** Requirements **
Only the lines from the one containing "Give me the D3.js source for this chart." through the one containing "-0.4], [5.6, -0.49]];" are wanted. Give them again exactly, both ends included.

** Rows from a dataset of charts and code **
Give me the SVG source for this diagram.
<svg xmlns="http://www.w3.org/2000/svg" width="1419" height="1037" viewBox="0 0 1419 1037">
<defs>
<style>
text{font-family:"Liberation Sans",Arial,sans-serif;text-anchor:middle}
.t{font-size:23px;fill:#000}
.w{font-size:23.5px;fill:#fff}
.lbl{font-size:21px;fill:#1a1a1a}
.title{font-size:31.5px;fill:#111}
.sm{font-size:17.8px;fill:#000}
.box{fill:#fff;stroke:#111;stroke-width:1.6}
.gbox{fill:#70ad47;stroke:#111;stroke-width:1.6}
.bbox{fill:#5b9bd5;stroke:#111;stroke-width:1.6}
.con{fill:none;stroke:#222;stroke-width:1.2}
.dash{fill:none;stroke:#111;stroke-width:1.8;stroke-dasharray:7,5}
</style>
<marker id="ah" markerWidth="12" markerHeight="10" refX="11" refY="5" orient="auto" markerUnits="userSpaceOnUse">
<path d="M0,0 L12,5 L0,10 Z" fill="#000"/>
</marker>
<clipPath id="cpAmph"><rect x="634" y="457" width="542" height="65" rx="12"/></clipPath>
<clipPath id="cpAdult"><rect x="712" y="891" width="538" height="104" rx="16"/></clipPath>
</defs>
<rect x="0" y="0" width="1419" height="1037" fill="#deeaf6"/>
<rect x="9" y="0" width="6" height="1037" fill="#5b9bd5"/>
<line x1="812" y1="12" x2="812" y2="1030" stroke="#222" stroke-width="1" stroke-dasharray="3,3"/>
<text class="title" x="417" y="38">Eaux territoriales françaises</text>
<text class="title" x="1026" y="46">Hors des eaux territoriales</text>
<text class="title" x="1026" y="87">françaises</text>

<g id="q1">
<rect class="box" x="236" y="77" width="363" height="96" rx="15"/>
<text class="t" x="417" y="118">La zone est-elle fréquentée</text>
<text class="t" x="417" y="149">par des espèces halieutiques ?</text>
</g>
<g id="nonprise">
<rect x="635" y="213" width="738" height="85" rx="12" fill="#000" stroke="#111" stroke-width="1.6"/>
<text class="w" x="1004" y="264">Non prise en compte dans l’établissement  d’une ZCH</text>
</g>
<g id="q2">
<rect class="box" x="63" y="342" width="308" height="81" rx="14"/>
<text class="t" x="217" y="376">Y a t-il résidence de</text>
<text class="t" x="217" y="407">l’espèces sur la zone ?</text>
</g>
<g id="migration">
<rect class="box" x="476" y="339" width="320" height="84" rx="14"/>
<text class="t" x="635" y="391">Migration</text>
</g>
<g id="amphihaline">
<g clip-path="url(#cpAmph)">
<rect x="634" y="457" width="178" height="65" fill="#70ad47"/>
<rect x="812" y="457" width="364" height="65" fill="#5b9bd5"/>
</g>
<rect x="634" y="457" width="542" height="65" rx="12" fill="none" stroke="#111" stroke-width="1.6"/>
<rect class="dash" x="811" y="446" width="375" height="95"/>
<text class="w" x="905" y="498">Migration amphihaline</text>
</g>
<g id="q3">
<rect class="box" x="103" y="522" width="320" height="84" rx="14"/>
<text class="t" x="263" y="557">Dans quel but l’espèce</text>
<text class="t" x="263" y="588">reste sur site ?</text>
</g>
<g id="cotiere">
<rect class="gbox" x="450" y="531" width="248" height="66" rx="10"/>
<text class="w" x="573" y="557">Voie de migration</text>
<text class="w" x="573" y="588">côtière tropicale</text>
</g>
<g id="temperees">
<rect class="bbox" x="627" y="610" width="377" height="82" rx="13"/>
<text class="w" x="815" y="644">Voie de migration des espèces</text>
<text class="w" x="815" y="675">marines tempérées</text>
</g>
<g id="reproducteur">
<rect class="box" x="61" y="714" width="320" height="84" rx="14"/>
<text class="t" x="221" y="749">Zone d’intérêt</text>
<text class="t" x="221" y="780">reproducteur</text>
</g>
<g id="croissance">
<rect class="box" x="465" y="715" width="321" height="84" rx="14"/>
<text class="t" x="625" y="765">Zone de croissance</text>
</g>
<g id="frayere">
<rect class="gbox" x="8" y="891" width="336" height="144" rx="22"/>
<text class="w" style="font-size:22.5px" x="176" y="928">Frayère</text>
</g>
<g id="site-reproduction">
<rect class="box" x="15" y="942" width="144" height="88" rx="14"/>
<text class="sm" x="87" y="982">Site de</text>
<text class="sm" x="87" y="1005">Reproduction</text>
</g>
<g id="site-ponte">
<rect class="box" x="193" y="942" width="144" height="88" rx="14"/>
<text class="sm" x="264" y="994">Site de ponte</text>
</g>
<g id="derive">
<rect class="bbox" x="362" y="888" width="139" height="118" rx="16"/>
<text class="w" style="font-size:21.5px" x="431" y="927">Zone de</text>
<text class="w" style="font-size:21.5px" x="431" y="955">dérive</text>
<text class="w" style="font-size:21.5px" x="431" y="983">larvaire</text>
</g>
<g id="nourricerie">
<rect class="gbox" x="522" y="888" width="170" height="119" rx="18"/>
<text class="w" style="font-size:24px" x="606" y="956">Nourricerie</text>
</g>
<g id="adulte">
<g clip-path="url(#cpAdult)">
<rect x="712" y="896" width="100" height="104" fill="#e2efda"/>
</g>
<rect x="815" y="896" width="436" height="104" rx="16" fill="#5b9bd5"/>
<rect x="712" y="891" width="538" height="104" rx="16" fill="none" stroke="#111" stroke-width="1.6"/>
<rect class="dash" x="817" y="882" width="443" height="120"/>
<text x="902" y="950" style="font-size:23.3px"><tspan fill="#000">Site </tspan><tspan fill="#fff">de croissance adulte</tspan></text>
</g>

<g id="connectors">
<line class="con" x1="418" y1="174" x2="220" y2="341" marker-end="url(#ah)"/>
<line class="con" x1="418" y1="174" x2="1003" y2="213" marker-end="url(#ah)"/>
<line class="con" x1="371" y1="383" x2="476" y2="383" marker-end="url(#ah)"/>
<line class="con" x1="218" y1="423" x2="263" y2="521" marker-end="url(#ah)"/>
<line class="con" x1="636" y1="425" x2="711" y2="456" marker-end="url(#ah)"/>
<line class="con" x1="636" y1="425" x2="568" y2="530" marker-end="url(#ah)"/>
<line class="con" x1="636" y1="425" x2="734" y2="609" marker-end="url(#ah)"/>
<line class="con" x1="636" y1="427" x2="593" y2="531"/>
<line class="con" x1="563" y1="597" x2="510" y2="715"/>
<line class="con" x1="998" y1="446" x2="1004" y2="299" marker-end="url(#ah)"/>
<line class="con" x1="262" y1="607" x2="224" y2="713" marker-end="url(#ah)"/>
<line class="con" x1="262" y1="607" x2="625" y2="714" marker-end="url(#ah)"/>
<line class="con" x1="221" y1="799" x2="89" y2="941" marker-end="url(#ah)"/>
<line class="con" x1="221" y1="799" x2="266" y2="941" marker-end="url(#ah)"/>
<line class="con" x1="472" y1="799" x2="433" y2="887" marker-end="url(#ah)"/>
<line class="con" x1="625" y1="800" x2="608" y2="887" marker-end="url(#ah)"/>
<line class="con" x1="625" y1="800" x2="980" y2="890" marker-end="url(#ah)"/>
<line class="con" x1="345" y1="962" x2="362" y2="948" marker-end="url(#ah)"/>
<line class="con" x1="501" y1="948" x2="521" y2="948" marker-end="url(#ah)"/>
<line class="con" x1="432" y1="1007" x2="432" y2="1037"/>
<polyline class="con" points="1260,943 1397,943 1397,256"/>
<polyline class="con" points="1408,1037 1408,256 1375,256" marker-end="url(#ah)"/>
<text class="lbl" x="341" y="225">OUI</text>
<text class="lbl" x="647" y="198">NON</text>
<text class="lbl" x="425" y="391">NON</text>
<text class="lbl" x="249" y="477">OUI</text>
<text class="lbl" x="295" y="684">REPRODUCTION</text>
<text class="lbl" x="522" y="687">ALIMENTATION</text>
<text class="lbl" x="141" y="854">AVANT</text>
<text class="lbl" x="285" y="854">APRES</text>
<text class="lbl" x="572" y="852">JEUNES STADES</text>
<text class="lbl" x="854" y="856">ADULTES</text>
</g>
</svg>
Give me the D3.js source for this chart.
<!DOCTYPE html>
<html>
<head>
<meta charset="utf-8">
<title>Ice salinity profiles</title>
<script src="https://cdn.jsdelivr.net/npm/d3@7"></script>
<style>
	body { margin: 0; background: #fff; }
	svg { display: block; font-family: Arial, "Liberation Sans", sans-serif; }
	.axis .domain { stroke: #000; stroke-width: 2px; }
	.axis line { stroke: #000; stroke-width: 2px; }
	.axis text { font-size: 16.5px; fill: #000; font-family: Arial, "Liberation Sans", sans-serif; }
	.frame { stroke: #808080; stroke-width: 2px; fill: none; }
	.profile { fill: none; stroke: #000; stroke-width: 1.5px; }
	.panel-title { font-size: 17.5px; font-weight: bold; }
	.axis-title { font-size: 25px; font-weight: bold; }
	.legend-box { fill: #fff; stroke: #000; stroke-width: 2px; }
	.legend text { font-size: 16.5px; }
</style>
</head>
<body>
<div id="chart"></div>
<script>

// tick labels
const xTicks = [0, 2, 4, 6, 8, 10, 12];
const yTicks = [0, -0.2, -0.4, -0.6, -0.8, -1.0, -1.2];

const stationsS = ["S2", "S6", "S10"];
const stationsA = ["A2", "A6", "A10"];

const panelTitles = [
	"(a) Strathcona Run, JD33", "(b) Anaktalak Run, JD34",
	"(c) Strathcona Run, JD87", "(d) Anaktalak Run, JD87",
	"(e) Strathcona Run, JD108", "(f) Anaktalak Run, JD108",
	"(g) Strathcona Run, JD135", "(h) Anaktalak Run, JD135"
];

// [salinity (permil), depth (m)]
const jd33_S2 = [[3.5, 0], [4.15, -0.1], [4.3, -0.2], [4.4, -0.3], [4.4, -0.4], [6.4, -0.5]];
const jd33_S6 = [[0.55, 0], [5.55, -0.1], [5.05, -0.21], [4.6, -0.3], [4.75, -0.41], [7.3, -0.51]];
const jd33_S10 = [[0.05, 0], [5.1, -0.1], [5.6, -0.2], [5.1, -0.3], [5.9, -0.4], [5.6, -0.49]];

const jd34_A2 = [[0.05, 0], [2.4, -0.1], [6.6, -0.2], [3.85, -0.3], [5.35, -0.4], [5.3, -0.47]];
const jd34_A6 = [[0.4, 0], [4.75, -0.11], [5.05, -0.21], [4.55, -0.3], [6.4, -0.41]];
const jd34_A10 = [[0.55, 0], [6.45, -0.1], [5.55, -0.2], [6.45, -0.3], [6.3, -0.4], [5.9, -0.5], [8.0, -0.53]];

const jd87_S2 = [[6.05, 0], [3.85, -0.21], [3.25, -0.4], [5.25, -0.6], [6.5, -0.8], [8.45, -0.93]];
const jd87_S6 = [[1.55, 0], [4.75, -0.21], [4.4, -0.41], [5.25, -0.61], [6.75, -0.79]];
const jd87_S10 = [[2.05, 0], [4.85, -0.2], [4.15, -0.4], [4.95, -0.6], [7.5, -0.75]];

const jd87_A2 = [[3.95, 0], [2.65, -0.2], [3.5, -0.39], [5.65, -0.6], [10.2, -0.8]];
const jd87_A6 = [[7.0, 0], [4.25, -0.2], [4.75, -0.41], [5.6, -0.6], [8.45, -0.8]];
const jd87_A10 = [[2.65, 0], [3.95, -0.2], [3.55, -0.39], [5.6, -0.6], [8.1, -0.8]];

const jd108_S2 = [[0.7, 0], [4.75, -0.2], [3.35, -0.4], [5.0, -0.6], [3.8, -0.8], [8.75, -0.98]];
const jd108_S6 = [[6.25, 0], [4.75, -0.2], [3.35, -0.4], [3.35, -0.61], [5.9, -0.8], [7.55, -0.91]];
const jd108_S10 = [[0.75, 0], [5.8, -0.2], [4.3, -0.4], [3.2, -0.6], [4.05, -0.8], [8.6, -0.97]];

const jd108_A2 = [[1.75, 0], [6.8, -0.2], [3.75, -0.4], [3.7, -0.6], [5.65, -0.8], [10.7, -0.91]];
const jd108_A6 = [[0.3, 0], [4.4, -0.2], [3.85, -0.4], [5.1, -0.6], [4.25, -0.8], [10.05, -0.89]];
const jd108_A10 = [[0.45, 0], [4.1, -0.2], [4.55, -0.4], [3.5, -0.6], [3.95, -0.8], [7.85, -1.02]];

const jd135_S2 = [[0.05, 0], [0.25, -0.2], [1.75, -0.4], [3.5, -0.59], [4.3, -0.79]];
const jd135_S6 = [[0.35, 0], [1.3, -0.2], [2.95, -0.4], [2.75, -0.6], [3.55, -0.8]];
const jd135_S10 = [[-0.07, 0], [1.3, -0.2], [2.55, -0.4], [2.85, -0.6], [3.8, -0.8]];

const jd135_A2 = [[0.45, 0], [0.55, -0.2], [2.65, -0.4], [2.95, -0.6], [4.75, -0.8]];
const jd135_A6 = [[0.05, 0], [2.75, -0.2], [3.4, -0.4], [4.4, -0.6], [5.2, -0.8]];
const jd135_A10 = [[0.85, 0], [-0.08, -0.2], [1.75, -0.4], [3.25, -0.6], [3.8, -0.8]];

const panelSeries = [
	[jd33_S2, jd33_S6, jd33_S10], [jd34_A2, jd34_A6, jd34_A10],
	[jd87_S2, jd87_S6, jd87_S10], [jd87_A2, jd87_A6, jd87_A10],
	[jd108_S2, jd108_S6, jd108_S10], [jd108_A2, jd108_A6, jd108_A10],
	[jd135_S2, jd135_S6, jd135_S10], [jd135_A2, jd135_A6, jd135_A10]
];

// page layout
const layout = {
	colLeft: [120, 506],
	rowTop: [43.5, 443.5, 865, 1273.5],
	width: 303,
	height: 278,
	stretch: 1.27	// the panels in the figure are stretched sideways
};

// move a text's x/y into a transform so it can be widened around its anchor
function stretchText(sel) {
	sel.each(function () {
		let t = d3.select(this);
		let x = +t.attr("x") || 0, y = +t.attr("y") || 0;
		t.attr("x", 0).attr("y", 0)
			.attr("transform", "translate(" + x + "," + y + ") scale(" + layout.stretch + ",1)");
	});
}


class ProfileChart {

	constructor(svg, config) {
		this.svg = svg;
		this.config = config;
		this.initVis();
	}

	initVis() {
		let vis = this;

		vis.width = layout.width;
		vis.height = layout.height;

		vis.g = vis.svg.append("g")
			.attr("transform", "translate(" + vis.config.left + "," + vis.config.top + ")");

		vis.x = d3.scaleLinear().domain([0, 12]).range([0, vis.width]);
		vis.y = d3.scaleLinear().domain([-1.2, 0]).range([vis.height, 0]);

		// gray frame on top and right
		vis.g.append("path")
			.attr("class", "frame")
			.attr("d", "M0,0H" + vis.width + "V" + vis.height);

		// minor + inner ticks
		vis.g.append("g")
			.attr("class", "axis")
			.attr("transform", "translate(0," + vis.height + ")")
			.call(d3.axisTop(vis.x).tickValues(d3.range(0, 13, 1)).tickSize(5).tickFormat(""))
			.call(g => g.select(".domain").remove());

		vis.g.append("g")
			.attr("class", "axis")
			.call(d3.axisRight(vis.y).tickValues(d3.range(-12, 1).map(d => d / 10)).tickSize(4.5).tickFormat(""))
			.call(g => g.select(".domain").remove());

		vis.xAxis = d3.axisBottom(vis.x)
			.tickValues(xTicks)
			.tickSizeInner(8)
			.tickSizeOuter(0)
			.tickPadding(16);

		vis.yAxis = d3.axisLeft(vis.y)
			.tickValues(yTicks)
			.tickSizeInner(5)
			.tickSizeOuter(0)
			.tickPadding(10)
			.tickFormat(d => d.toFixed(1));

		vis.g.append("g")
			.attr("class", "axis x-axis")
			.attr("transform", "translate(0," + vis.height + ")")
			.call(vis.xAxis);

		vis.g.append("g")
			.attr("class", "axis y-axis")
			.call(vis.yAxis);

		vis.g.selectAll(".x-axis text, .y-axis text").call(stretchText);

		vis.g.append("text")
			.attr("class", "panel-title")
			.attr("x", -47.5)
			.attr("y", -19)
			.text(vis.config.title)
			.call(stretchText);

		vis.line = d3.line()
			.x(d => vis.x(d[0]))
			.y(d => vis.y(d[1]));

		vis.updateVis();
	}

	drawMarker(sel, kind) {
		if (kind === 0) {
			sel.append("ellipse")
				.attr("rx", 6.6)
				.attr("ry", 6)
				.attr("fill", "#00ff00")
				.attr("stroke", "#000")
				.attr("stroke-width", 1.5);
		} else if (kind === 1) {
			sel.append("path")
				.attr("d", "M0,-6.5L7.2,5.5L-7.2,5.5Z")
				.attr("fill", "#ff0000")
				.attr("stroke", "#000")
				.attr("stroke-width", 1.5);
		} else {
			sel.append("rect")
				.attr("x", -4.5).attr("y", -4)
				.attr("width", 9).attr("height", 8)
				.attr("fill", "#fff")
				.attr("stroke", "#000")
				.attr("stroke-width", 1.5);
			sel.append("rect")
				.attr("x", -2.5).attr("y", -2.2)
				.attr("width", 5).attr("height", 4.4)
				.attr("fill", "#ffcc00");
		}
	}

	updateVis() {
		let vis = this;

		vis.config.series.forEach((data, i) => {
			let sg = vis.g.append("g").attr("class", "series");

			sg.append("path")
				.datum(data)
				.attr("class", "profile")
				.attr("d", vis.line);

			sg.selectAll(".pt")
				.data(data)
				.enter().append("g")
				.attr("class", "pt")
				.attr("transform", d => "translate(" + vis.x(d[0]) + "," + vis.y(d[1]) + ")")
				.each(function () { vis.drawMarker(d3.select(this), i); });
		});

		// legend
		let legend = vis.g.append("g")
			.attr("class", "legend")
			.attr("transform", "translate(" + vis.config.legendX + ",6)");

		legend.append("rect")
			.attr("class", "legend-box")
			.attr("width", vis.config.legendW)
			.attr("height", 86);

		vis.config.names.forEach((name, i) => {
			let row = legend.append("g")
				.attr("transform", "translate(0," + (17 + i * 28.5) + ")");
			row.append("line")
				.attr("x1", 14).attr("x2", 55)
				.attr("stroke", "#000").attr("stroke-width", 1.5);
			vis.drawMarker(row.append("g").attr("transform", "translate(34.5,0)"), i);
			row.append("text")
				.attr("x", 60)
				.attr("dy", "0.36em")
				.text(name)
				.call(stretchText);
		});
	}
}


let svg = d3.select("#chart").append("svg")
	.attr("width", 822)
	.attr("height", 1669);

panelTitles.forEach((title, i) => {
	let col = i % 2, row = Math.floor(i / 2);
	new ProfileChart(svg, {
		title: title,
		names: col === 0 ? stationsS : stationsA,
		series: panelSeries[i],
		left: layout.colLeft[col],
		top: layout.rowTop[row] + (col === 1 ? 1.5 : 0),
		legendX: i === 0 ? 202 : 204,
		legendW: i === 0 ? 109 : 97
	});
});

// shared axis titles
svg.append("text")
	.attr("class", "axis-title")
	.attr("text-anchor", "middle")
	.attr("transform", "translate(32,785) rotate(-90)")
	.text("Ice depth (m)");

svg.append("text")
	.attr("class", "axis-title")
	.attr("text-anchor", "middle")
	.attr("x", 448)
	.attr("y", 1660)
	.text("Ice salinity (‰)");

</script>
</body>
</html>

** Answer for the task **
Give me the D3.js source for this chart.
<!DOCTYPE html>
<html>
<head>
<meta charset="utf-8">
<title>Ice salinity profiles</title>
<script src="https://cdn.jsdelivr.net/npm/d3@7"></script>
<style>
	body { margin: 0; background: #fff; }
	svg { display: block; font-family: Arial, "Liberation Sans", sans-serif; }
	.axis .domain { stroke: #000; stroke-width: 2px; }
	.axis line { stroke: #000; stroke-width: 2px; }
	.axis text { font-size: 16.5px; fill: #000; font-family: Arial, "Liberation Sans", sans-serif; }
	.frame { stroke: #808080; stroke-width: 2px; fill: none; }
	.profile { fill: none; stroke: #000; stroke-width: 1.5px; }
	.panel-title { font-size: 17.5px; font-weight: bold; }
	.axis-title { font-size: 25px; font-weight: bold; }
	.legend-box { fill: #fff; stroke: #000; stroke-width: 2px; }
	.legend text { font-size: 16.5px; }
</style>
</head>
<body>
<div id="chart"></div>
<script>

// tick labels
const xTicks = [0, 2, 4, 6, 8, 10, 12];
const yTicks = [0, -0.2, -0.4, -0.6, -0.8, -1.0, -1.2];

const stationsS = ["S2", "S6", "S10"];
const stationsA = ["A2", "A6", "A10"];

const panelTitles = [
	"(a) Strathcona Run, JD33", "(b) Anaktalak Run, JD34",
	"(c) Strathcona Run, JD87", "(d) Anaktalak Run, JD87",
	"(e) Strathcona Run, JD108", "(f) Anaktalak Run, JD108",
	"(g) Strathcona Run, JD135", "(h) Anaktalak Run, JD135"
];

// [salinity (permil), depth (m)]
const jd33_S2 = [[3.5, 0], [4.15, -0.1], [4.3, -0.2], [4.4, -0.3], [4.4, -0.4], [6.4, -0.5]];
const jd33_S6 = [[0.55, 0], [5.55, -0.1], [5.05, -0.21], [4.6, -0.3], [4.75, -0.41], [7.3, -0.51]];
const jd33_S10 = [[0.05, 0], [5.1, -0.1], [5.6, -0.2], [5.1, -0.3], [5.9, -0.4], [5.6, -0.49]];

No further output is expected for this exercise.